Palliative care workers in Bangladesh take part in dementia awareness workshop

Categories: Education.

This was the first of a two-part series of workshops to raise awareness among the staff of CPC about dementia in Bangladesh. It was supported by the Worldwide Hospice Palliative Care Alliance (WHPCA), and took place at the CPC in Dhaka.

HelpAge International is a non-governmental organisation which works with older people to help improve their quality of life.

A team consisting of a Senior Policy Officer, a Consultant, Project Officer and a Capacity Building and Program Assistant came to train CPC staff about how to care for older people and people with dementia.

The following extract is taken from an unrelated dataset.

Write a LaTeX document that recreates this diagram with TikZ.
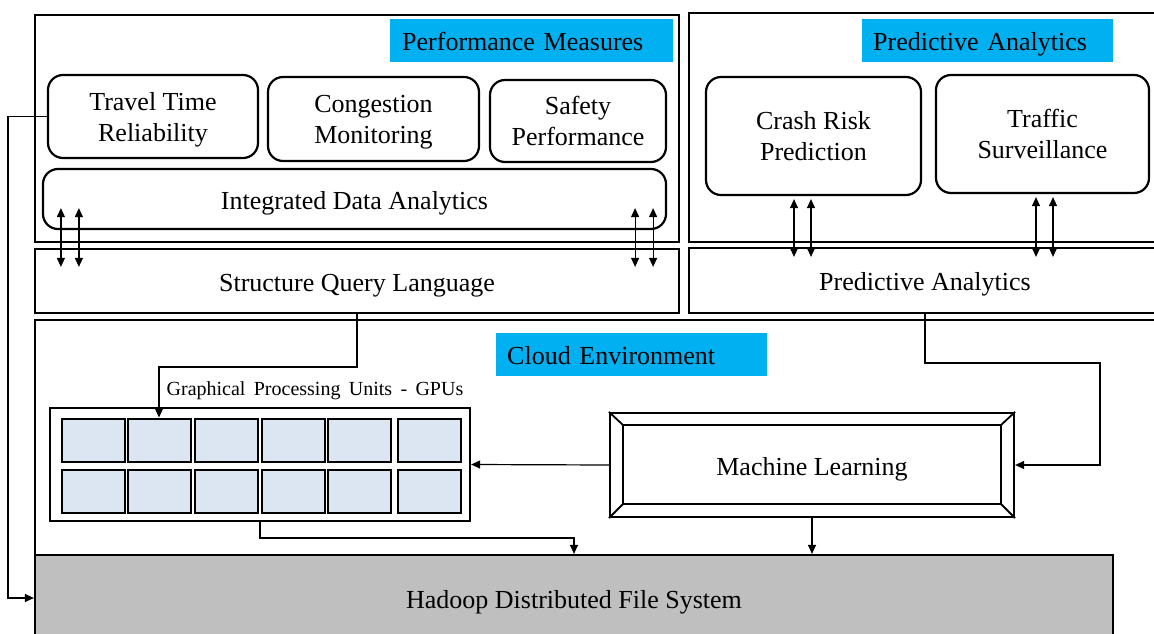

Dementia is a syndrome which is chronic or progressive in nature, where there is deterioration in cognitive function (i.e. the ability to process thought) beyond what might be expected from normal ageing.

It affects memory, thinking, orientation, calculation, learning capacity, language and judgement, among other functions.

Worldwide, 47.5 million people have dementia and 7.7 million people are newly diagnosed every year. The WHO recognises dementia as a public health priority.

In Bangladesh, dementia is the 10th most common non-communicable disease. Worldwide, dementia is one of the major causes of disability and dependency among older people. The number of older people is increasing and, as a result, dementia is an emerging issue in palliative care.

The aims of this workshop were: to increase awareness about dementia, to focus on the needs of older people, to examine what can we do for them, and to define the role of palliative care for people with dementia.

There were just under 40 participants, including doctors, nurses, pharmacists, social workers and palliative care assistants.

Professor Nezamuddin Ahmad, head of CPC, started the session with a warm welcome speech.

In the first session, presenters discussed the classification of ageing, basic ageing issues, initiatives for ageing at the national and global level, and the contributions of older people to society.

An interesting part of the first session was a role playing exercise where every participant played the role of an older person, with either hearing, visual or breathing problems.

After the role-play, I realized that older people can feel loneliness and helplessness in their life and that sometimes nobody listens to them.

In the second session, there was a presentation on: ‘Dementia linking with ageing and care giving (Home, Community and Social)’. Then we discussed what we can do and what next steps will be taken to help older people.

Locally, some initiatives for people with dementia have been started by the Bangladesh Dementia Action Alliance foundation (BDAAf).

After this training session, the palliative care providers at CPC realised that we also have to take responsibility for persons with dementia and support their quality of life, because dementia is an incurable disease.

The second part of this dementia awareness workshop will be held in December 2015.